British factory orders fell at their fastest pace in a year in October and firms expect to cut output, a survey by a leading business lobby group showed on Wednesday, reinforcing fears the economy may tip back into recession.

The Confederation of British Industry blamed the sharp fall in sentiment in its latest Industrial Trends survey on concerns about the euro zone debt crisis, and said it expected growth to be depressed in the final three months of this year.

Worries about the impact of a darkening economic outlook prompted the Bank of England to launch a second round of quantitative easing this month, pumping an additional 75 billion pounds into the economy to support growth.

The survey's total order book balance fell to -18 this month from -9 in September, the lowest since October 2010 and confounding expectations for a steady reading of -9.

And companies expected to reduce output in the coming three months, with the output expectations balance falling to -11 in October from +9 in September -- its lowest since July 2009, when Britain was just pulling out of recession.

The CBI survey fuels concern that the UK economy is in serious danger of contracting in the fourth quarter. It is blatantly evident that manufacturers are being hit hard by domestic and international headwinds, said Howard Archer, economist at Global Insight.

Bank of England chief economist Spencer Dale said in a newspaper interview published on Wednesday that uncertainties about the global economy has led companies to hold back investment and consumers to cut spending.

But we can only do so much to support growth in the UK when so much of what is affecting our economy is what is happening with the rest of the world, he said.

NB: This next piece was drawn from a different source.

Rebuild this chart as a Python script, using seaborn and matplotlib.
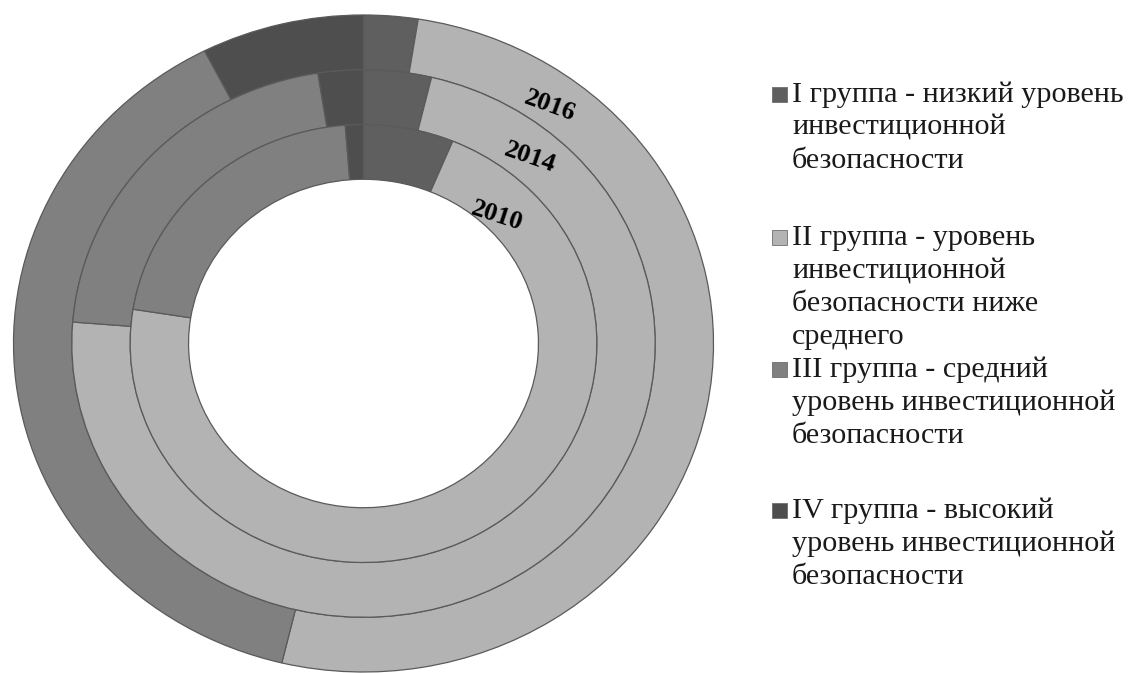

European leaders meet later on Wednesday, to try to find a comprehensive solution for the euro zone's debt crisis.


Additional quarterly data showed firms' sentiment plunged in October, with the balance measuring optimism about the current business situation falling to -30 from -16, its lowest since April 2009 when Britain was still in recession.

And firms expected output and orders in the coming three months to fall at their sharpest pace since July 2009.

Sentiment has deteriorated sharply, and firms expect sizeable falls in activity over the next three months, said CBI chief economic advisor Ian McCafferty.

A credible solution ... for the euro zone crisis is very important, not only to manufacturers but to the economy as a whole. That's the predominant factor driving sentiment, he told reporters.

McCafferty said he expects manufacturing output to have risen by 0.2 percent in the third quarter but to fall by 0.6 percent in the final three months of this year.

The lobby group also expects it will have to downgrade its forecast for British GDP growth for next year from the 2.2. percent it predicted in August, he added.

Bank of England policymaker Martin Weale said earlier this week he would not be surprised to see a decline in output in the fourth quarter.

In a welcome piece of news for the central bank, a balance of only 1 percent of manufacturers expected to raise domestic prices over the next three months -- the lowest in almost 2 years.

This will reinforce belief within the Bank of England that consumer price inflation will head down sharply in 2012, Archer said.

British private sector wage deals showed a 2.6 percent increase in the three months to September, lagging well behind the inflation rate of 5.2 percent, while the pay of most public sector workers remained frozen, a report from Thomson Reuters' Incomes Data Services (IDS) showed.